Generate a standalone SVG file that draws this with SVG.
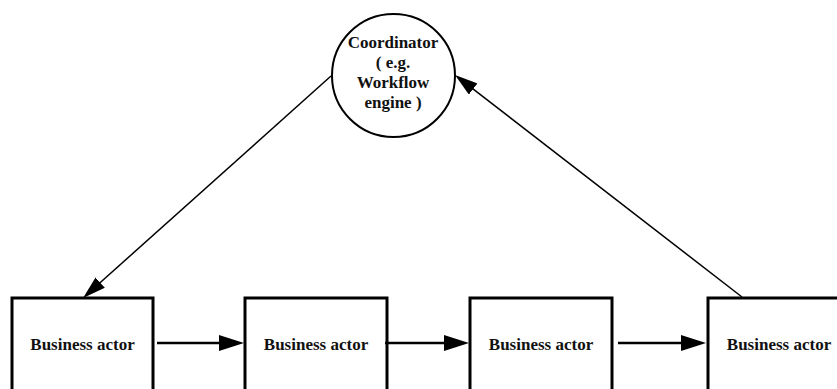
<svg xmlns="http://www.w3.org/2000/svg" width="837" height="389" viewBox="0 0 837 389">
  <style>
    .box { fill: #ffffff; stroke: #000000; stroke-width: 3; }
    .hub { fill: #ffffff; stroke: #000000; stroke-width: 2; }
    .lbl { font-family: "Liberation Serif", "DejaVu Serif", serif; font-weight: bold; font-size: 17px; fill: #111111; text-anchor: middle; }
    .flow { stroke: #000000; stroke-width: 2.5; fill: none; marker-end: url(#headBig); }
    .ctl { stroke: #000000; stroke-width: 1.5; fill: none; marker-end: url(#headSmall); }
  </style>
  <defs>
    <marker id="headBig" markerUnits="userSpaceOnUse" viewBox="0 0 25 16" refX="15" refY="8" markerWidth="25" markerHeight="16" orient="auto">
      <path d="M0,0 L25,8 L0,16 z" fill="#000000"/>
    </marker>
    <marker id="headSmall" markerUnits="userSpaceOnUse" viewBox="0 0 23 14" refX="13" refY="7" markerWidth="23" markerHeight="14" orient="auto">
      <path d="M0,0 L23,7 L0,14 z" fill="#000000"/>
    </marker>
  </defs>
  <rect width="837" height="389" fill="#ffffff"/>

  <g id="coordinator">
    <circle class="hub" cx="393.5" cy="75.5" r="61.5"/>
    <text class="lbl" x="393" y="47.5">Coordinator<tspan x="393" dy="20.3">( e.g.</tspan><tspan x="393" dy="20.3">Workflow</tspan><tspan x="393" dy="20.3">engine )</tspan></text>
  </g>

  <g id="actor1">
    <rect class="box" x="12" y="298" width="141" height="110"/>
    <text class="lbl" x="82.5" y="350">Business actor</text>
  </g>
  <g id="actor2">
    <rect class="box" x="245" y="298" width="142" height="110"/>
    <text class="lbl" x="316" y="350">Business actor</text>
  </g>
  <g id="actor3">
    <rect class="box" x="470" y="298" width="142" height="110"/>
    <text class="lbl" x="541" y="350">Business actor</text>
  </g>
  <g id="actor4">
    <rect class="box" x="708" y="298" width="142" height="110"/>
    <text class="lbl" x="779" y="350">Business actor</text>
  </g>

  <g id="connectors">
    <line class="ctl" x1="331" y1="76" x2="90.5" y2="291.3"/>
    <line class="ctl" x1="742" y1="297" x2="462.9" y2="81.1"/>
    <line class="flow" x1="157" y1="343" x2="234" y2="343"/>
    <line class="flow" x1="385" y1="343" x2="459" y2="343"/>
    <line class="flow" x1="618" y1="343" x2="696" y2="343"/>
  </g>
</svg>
******
▶ [WHAT NEEDS TO BE DONE]
Output the material word for word, omitting its pictures.

▶ [ANSWER TO THIS TASK]
Generate a standalone SVG file that draws this with SVG.
<svg xmlns="http://www.w3.org/2000/svg" width="837" height="389" viewBox="0 0 837 389">
  <style>
    .box { fill: #ffffff; stroke: #000000; stroke-width: 3; }
    .hub { fill: #ffffff; stroke: #000000; stroke-width: 2; }
    .lbl { font-family: "Liberation Serif", "DejaVu Serif", serif; font-weight: bold; font-size: 17px; fill: #111111; text-anchor: middle; }
    .flow { stroke: #000000; stroke-width: 2.5; fill: none; marker-end: url(#headBig); }
    .ctl { stroke: #000000; stroke-width: 1.5; fill: none; marker-end: url(#headSmall); }
  </style>
  <defs>
    <marker id="headBig" markerUnits="userSpaceOnUse" viewBox="0 0 25 16" refX="15" refY="8" markerWidth="25" markerHeight="16" orient="auto">
      <path d="M0,0 L25,8 L0,16 z" fill="#000000"/>
    </marker>
    <marker id="headSmall" markerUnits="userSpaceOnUse" viewBox="0 0 23 14" refX="13" refY="7" markerWidth="23" markerHeight="14" orient="auto">
      <path d="M0,0 L23,7 L0,14 z" fill="#000000"/>
    </marker>
  </defs>
  <rect width="837" height="389" fill="#ffffff"/>

  <g id="coordinator">
    <circle class="hub" cx="393.5" cy="75.5" r="61.5"/>
    <text class="lbl" x="393" y="47.5">Coordinator<tspan x="393" dy="20.3">( e.g.</tspan><tspan x="393" dy="20.3">Workflow</tspan><tspan x="393" dy="20.3">engine )</tspan></text>
  </g>

  <g id="actor1">
    <rect class="box" x="12" y="298" width="141" height="110"/>
    <text class="lbl" x="82.5" y="350">Business actor</text>
  </g>
  <g id="actor2">
    <rect class="box" x="245" y="298" width="142" height="110"/>
    <text class="lbl" x="316" y="350">Business actor</text>
  </g>
  <g id="actor3">
    <rect class="box" x="470" y="298" width="142" height="110"/>
    <text class="lbl" x="541" y="350">Business actor</text>
  </g>
  <g id="actor4">
    <rect class="box" x="708" y="298" width="142" height="110"/>
    <text class="lbl" x="779" y="350">Business actor</text>
  </g>

  <g id="connectors">
    <line class="ctl" x1="331" y1="76" x2="90.5" y2="291.3"/>
    <line class="ctl" x1="742" y1="297" x2="462.9" y2="81.1"/>
    <line class="flow" x1="157" y1="343" x2="234" y2="343"/>
    <line class="flow" x1="385" y1="343" x2="459" y2="343"/>
    <line class="flow" x1="618" y1="343" x2="696" y2="343"/>
  </g>
</svg>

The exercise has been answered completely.